• **PROBLEM TO WORK ON**
Copy every line that contains the string "this" from the entries below.

• **RECORD EXCERPTS**

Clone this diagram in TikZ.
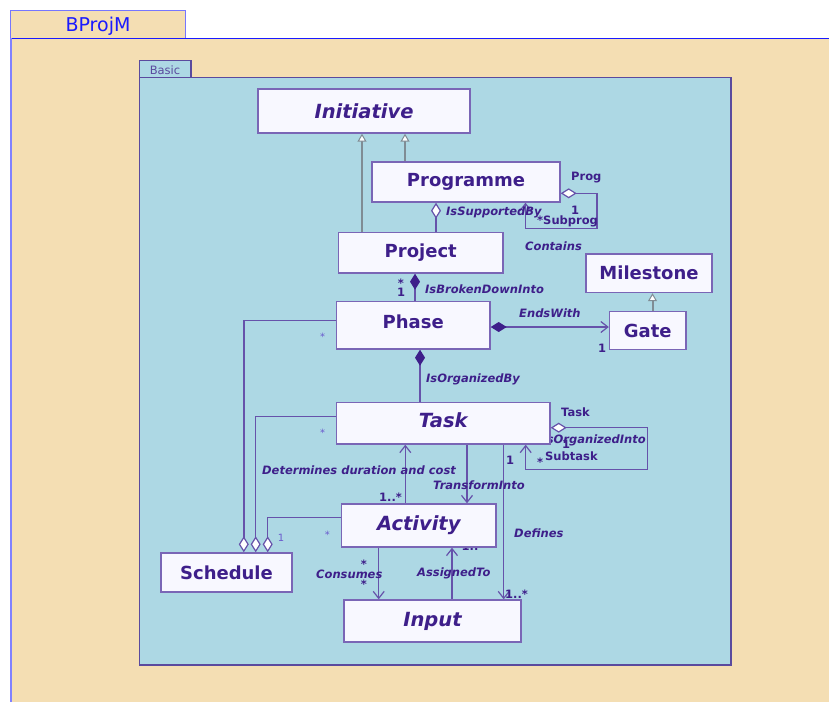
\documentclass[tikz,border=0pt]{standalone}
\usepackage{fontspec}
\setmainfont{DejaVu Sans}
\usetikzlibrary{arrows.meta}
\definecolor{wheatbg}{HTML}{F4DEB3}
\definecolor{pkgfill}{HTML}{ADD8E4}
\definecolor{pkgline}{HTML}{5A4A9E}
\definecolor{clsfill}{HTML}{F8F8FF}
\definecolor{clsline}{HTML}{7A66B6}
\definecolor{txt}{HTML}{3E1F8A}
\definecolor{assocc}{HTML}{6652AA}
\definecolor{genline}{HTML}{7F8C94}
\definecolor{frameblue}{HTML}{1A1AFF}
\definecolor{lightstar}{HTML}{6A5ACD}
\pgfdeclarelayer{back}
\pgfdeclarelayer{mid}
\pgfsetlayers{back,mid,main}
\tikzset{
  cls/.style={draw=clsline, fill=clsfill, line width=1.4pt, inner sep=0pt, text=txt,
    font=\bfseries\fontsize{18}{20}\selectfont},
  clsi/.style={cls, font=\bfseries\itshape\fontsize{19.5}{22}\selectfont},
  gen/.style={draw=genline, line width=2pt,
    -{Triangle[open, fill=white, length=8pt, width=9pt, line width=1pt]}},
  assoc/.style={draw=assocc, line width=1.5pt},
  barb/.style={-{Straight Barb[length=7pt, width=11pt, line width=1.2pt]}},
  hdia/.style={{Diamond[open, fill=white, length=16pt, width=10pt, line width=1.2pt]}-},
  fdia/.style={{Diamond[fill=txt, color=txt, length=16pt, width=10pt, line width=1pt]}-},
  hdiabarb/.style={{Diamond[open, fill=white, length=16pt, width=10pt, line width=1.2pt]}-{Straight Barb[length=7pt, width=11pt, line width=1.2pt]}},
  fdiabarb/.style={{Diamond[fill=txt, color=txt, length=16pt, width=10pt, line width=1pt]}-{Straight Barb[length=7pt, width=11pt, line width=1.2pt]}},
  lbl/.style={text=txt, inner sep=0pt, font=\bfseries\itshape\fontsize{11.5}{13}\selectfont},
  mult/.style={text=txt, inner sep=0pt, font=\bfseries\fontsize{11.5}{13}\selectfont},
  smallstar/.style={text=lightstar, inner sep=0pt, font=\fontsize{10}{12}\selectfont}
}
\begin{document}
\begin{tikzpicture}[x=1pt, y=-1pt]
\useasboundingbox (0,0) rectangle (829,702);
% classes
\node[clsi, minimum width=212pt, minimum height=44pt] (init) at (364,111) {Initiative};
\node[cls, minimum width=188pt, minimum height=40pt] (prog) at (466,182) {Programme};
\node[cls, minimum width=164.5pt, minimum height=40.5pt] (proj) at (420.75,252.75) {Project};
\node[cls, minimum width=126pt, minimum height=38.5pt] (mile) at (649,273.25) {Milestone};
\node[cls, minimum width=76.5pt, minimum height=38pt] (gate) at (647.75,330.5) {Gate};
\node[cls, minimum width=153.5pt, minimum height=47.5pt, text depth=7pt] (phase) at (413.25,325.25) {Phase};
\node[clsi, minimum width=213.5pt, minimum height=41.5pt, text depth=6pt] (task) at (443.25,423.25) {Task};
\node[clsi, minimum width=154.5pt, minimum height=43pt] (act) at (418.75,525.5) {Activity};
\node[cls, minimum width=131pt, minimum height=39pt] (sched) at (226.5,572.5) {Schedule};
\node[clsi, minimum width=177pt, minimum height=42pt] (inp) at (432.5,621) {Input};

% helper coordinates
\coordinate (gA) at (362,0);
\coordinate (gB) at (405,0);
\coordinate (gC) at (652.5,0);
\coordinate (sA) at (436,0);
\coordinate (pl1) at (597,193.3);
\coordinate (pl2) at (597,228.3);
\coordinate (pl3) at (525.5,228.3);
\coordinate (cA) at (415,0);
\coordinate (gy) at (0,327);
\coordinate (cB) at (420,0);
\coordinate (tl1) at (647.7,427.7);
\coordinate (tl2) at (647.7,469.3);
\coordinate (tl3) at (525.7,469.3);
\coordinate (aT) at (405.3,0);
\coordinate (tA) at (467,0);
\coordinate (tI) at (503.7,0);
\coordinate (aI) at (378.7,0);
\coordinate (iA) at (452,0);
\coordinate (s1) at (243.8,320.7);
\coordinate (s2) at (255.7,416.7);
\coordinate (s3) at (267.7,517.7);

\begin{pgfonlayer}{back}
  \fill[white] (0,0) rectangle (829,702);
  \fill[wheatbg] (11,38.3) rectangle (829,702);
  \draw[fill=wheatbg, draw=frameblue!60, line width=1.2pt] (10.5,10.5) rectangle (185.3,38.3);
  \node[text=frameblue, inner sep=0pt, font=\fontsize{19}{21}\selectfont] (title) at (98,26) {BProjM};
  \draw[frameblue, line width=1.2pt] (11,38.3) -- (829,38.3);
  \draw[frameblue!55, line width=2pt] (11,38.3) -- (11,702);
  \draw[fill=pkgfill, draw=pkgline, line width=1.3pt] (139.3,60.7) rectangle (191,77.3);
  \node[text=pkgline, inner sep=0pt, font=\fontsize{11.5}{13}\selectfont] (basic) at (165,70) {Basic};
  \draw[fill=pkgfill, draw=pkgline, line width=1.5pt] (139.3,77.3) rectangle (731,665);
\end{pgfonlayer}

\begin{pgfonlayer}{mid}
  % generalizations
  \draw[gen] (proj.north -| gA) -- (init.south -| gA);
  \draw[gen] (prog.north -| gB) -- (init.south -| gB);
  \draw[gen] (gate.north -| gC) -- (mile.south -| gC);
  % aggregation Programme - Project
  \draw[assoc, hdia] (prog.south -| sA) -- (proj.north -| sA);
  % Programme self
  \draw[assoc, hdiabarb] (prog.east |- pl1) -- (pl1) -- (pl2) -- (pl3) -- (prog.south -| pl3);
  % Project - Phase
  \draw[assoc, fdia] (proj.south -| cA) -- (phase.north -| cA);
  % Phase - Gate
  \draw[assoc, fdiabarb] (phase.east |- gy) -- (gate.west |- gy);
  % Phase - Task
  \draw[assoc, fdia] (phase.south -| cB) -- (task.north -| cB);
  % Task self
  \draw[assoc, hdiabarb] (task.east |- tl1) -- (tl1) -- (tl2) -- (tl3) -- (task.south -| tl3);
  % Activity / Task / Input
  \draw[assoc, barb] (act.north -| aT) -- (task.south -| aT);
  \draw[assoc, barb] (task.south -| tA) -- (act.north -| tA);
  \draw[assoc, barb] (task.south -| tI) -- (inp.north -| tI);
  \draw[assoc, barb] (act.south -| aI) -- (inp.north -| aI);
  \draw[assoc, barb] (inp.north -| iA) -- (act.south -| iA);
  % Schedule aggregations
  \draw[assoc, hdia] (sched.north -| s1) -- (s1) -- (phase.west |- s1);
  \draw[assoc, hdia] (sched.north -| s2) -- (s2) -- (task.west |- s2);
  \draw[assoc, hdia] (sched.north -| s3) -- (s3) -- (act.west |- s3);

  % labels
  \node[lbl, anchor=west] (l1) at (446,212) {IsSupportedBy};
  \node[mult, anchor=west] (l2) at (571,178) {Prog};
  \node[mult] (l3) at (575,210) {1};
  \node[mult, anchor=west] (l4) at (537,221.5) {*Subprog};
  \node[lbl, anchor=west] (l5) at (525,246) {Contains};
  \node[mult] (l6) at (401,283) {*};
  \node[mult] (l7) at (401,292.5) {1};
  \node[lbl, anchor=west] (l8) at (425,289) {IsBrokenDownInto};
  \node[lbl, anchor=west] (l9) at (519,313) {EndsWith};
  \node[mult] (l10) at (602,348) {1};
  \node[lbl, anchor=west] (l11) at (426,379) {IsOrganizedBy};
  \node[mult, anchor=west] (l12) at (561,412) {Task};
  \node[lbl, anchor=east] (l13) at (646,440) {IsOrganizedInto};
  \node[mult] (l14) at (566,444) {1};
  \node[mult] (l15) at (540,462) {*};
  \node[mult, anchor=west] (l16) at (545,456) {Subtask};
  \node[mult] (l17) at (510,460) {1};
  \node[lbl, anchor=west] (l18) at (262,470) {Determines duration and cost};
  \node[lbl, anchor=west] (l19) at (433,485) {TransformInto};
  \node[mult, anchor=west] (l20) at (379,497) {1..*};
  \node[lbl, anchor=west] (l21) at (514,533) {Defines};
  \node[mult] (l22) at (364,564) {*};
  \node[mult] (l23) at (364,584) {*};
  \node[lbl, anchor=west] (l24) at (316,574) {Consumes};
  \node[lbl, anchor=west] (l25) at (417,573) {AssignedTo};
  \node[mult] (l26) at (470,546) {1..};
  \node[mult, anchor=west] (l27) at (505,594) {1..*};
  \node[smallstar] (l28) at (322.7,337) {*};
  \node[smallstar] (l29) at (322.7,433) {*};
  \node[smallstar] (l30) at (327.3,535) {*};
  \node[smallstar] (l31) at (281,538) {1};
\end{pgfonlayer}
\end{tikzpicture}
\end{document}
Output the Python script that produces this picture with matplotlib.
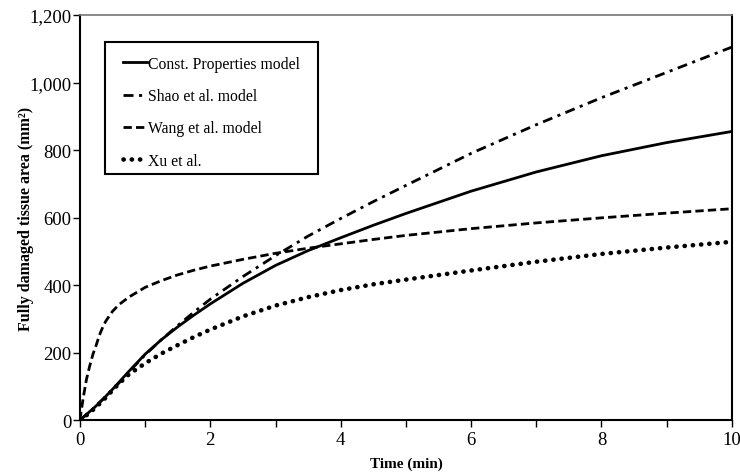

• **RESULT BELOW**
Clone this diagram in TikZ.
Output the Python script that produces this picture with matplotlib.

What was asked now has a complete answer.